Anne Hathaway refuses to let Oscars win dictate career choices

'Les Miserables' star Anne Hathaway doesn't want her Academy Award winning role to influence her future roles.



Anne Hathaway won't be defined by Oscars success
Anne Hathaway won't be defined by Oscars success

Anne Hathaway doesn't want to be defined by her Academy Award.

The 41-year-old actress - who has been cast in new romantic comedy 'The Idea of You', which is based on Harry Styles fan fiction from 2017 - has hit back at the way certain people are Hollywood and insisted she refuses to be "pigeonholed" after winning the best supporting actress Oscar for 'Les Miserables'.

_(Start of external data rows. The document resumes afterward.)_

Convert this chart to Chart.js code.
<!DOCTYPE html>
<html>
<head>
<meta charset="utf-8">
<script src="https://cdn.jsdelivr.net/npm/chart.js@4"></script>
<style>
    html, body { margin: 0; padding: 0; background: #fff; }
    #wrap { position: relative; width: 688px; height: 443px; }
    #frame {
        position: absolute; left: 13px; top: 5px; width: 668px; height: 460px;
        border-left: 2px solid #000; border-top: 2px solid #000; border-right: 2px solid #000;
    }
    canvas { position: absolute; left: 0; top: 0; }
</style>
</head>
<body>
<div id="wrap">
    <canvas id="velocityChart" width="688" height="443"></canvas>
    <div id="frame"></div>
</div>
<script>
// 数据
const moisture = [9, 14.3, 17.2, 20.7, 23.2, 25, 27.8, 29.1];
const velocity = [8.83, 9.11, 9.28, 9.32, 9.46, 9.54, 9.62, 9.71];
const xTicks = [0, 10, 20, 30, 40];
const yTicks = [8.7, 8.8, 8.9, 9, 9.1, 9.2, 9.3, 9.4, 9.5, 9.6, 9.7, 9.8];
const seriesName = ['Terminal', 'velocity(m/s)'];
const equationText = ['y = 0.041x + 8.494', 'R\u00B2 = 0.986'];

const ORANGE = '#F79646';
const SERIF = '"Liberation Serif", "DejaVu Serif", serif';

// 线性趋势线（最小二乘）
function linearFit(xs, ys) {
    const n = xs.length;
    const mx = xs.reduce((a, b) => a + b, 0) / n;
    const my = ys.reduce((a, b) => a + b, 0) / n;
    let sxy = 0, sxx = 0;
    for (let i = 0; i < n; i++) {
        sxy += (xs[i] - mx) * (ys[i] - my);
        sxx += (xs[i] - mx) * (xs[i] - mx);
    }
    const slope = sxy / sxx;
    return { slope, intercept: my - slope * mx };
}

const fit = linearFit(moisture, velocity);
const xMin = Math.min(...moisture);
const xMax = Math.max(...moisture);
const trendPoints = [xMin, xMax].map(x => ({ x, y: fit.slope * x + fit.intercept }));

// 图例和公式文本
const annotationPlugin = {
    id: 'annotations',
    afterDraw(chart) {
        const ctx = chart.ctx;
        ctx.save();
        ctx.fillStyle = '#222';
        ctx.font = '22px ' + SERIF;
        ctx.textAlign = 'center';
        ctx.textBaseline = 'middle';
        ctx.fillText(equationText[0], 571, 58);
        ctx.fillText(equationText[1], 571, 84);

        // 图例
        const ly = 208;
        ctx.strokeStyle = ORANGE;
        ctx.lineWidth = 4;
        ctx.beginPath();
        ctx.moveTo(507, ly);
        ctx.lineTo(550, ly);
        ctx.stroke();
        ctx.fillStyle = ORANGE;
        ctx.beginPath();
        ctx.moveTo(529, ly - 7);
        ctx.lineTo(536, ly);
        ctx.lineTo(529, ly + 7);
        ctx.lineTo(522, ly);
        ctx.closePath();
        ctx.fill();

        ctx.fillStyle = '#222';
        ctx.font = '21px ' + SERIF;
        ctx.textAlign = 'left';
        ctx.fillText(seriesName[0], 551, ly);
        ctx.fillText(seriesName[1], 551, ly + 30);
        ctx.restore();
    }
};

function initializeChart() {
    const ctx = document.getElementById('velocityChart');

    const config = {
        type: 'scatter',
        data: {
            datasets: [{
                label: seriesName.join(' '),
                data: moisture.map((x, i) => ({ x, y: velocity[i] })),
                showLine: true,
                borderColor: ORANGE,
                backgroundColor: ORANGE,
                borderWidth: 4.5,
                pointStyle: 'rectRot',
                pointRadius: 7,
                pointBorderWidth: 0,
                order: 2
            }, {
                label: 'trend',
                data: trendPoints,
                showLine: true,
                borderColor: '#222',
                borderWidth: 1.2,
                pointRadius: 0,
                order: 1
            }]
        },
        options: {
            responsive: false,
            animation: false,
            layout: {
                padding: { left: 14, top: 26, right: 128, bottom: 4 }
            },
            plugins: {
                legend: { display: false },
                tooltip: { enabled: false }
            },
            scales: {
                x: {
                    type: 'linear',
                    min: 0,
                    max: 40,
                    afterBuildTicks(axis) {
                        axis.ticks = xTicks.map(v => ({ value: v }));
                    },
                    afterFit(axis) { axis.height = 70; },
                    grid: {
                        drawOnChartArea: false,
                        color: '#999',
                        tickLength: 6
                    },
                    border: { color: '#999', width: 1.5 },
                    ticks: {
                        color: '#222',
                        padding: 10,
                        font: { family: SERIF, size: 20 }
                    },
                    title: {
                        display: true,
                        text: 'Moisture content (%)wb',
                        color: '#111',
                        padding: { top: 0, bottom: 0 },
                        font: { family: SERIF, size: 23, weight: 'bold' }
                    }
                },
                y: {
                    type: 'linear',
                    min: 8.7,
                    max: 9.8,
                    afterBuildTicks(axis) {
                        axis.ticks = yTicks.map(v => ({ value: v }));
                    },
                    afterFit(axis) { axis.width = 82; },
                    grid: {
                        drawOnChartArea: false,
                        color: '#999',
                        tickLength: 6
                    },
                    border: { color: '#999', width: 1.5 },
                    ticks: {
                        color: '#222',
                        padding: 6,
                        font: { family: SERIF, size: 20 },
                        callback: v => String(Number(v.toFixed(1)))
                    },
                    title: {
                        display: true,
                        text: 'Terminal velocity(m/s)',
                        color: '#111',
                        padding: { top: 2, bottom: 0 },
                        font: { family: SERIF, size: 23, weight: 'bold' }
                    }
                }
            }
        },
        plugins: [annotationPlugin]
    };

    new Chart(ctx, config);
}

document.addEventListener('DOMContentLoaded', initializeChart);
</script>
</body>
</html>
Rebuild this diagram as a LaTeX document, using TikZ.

Speaking to Vogue Australia, she said: “For some reason, we talk about coming-of-age stories as being something that happens to you in the earliest part of your life, and I don’t know about you, but I feel like I keep blooming.

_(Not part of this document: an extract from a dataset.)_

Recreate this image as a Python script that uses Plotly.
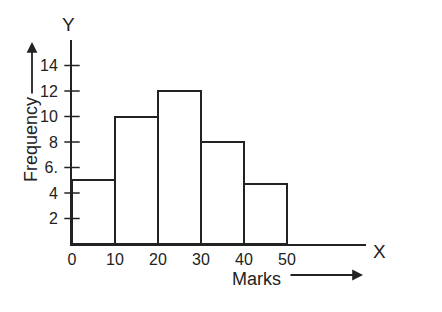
import plotly.graph_objects as go

# Data
class_starts = [0, 10, 20, 30, 40]
class_width = 10
frequency = [5, 10, 12, 8, 4.7]
x_tick_vals = [0, 10, 20, 30, 40, 50]
x_tick_text = ["0", "10", "20", "30", "40", "50"]
y_tick_vals = [2, 4, 6, 8, 10, 12, 14]
y_tick_text = ["2", "4", "6.", "8", "10", "12", "14"]

W, H = 442, 312
L, R, T, B = 72, 76, 40, 68
pw, ph = W - L - R, H - T - B
INK = "#222222"
FONT = "Liberation Sans, Arial, sans-serif"

def px(x, y):
    return (x - L) / pw, (H - B - y) / ph

fig = go.Figure()
fig.add_trace(go.Bar(
    x=[s + class_width / 2 for s in class_starts],
    y=frequency,
    width=class_width,
    marker=dict(color="white", line=dict(color=INK, width=2)),
    hoverinfo="skip",
))
# y tick marks crossing the axis
fig.add_trace(go.Scatter(
    x=[0] * len(y_tick_vals), y=y_tick_vals, mode="markers",
    marker=dict(symbol="line-ew", size=11, line=dict(color=INK, width=1.5)),
    cliponaxis=False, hoverinfo="skip",
))

annotations = []
def txt(t, x, y, size, angle=0):
    xp, yp = px(x, y)
    annotations.append(dict(text=t, x=xp, y=yp, xref="paper", yref="paper",
                            showarrow=False, textangle=angle,
                            font=dict(size=size, color=INK, family=FONT),
                            xanchor="center", yanchor="middle"))
def arrow(hx, hy, tx, ty):
    xp, yp = px(hx, hy)
    annotations.append(dict(text="", x=xp, y=yp, xref="paper", yref="paper",
                            showarrow=True, ax=tx - hx, ay=ty - hy,
                            arrowhead=2, arrowsize=1.2, arrowwidth=1.8,
                            arrowcolor=INK))

txt("Frequency", 31, 140, 18, -90)
arrow(32, 42, 32, 95)
txt("Marks", 256, 279, 18)
arrow(363, 275, 289, 275)
txt("Y", 68, 24, 19)
txt("X", 379, 251, 19)

fig.update_layout(
    width=W, height=H, margin=dict(l=L, r=R, t=T, b=B),
    paper_bgcolor="white", plot_bgcolor="white",
    showlegend=False, bargap=0, annotations=annotations,
    font=dict(family=FONT, color=INK, size=16),
)
fig.update_xaxes(range=[0, pw / 4.3], showgrid=False, zeroline=False,
                 showline=True, linecolor=INK, linewidth=1.8,
                 tickvals=x_tick_vals, ticktext=x_tick_text, ticks="",
                 ticklabelstandoff=0, tickfont=dict(size=16, family=FONT, color=INK))
fig.update_yaxes(range=[0, 16], showgrid=False, zeroline=False,
                 showline=True, linecolor=INK, linewidth=1.8,
                 tickvals=y_tick_vals, ticktext=y_tick_text, ticks="",
                 ticklabelstandoff=9, tickfont=dict(size=16, family=FONT, color=INK))

fig.write_html("out.html")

“I don’t want to be pigeonholed and don’t want to be placed in a box of what type of films I have to be making because of my age, gender, and because I won an Oscar.

"I want to have fun, dammit!”

Anne first shot to face after taking on the lead role in Disney's 'The Princess Diaries' back in 2001, and captured her Oscar for the role as Fantine just over a decade later.

However, she was warned that her career would "fall of a cliff" before she turned 40 - and she has now insisted that no one is more "valuable" at any point in their life than another.

She told US TV show 'Extra': "The concept of human beings having a shelf life, there are eras in your life where you are somehow more valuable than other eras, I just don’t believe that."

The 'Eileen' star recently admitted that she has always been "upfront" about her ambitions and still has dreams that she wants to achieve within her career.

She told Porter magazine: "I’ve always been really upfront about being an ambitious person. I have goals, I have dreams; they don’t look much different than they did when I was [younger], but I’m still pursuing them.

"There’s really good seasoning on the pan in a lot of the relationships in my life, and I feel like I’m still growing. When I started out [in this industry] as a child, I was warned that my career would fall off a cliff at the age of 35, which is something I know a lot of women face."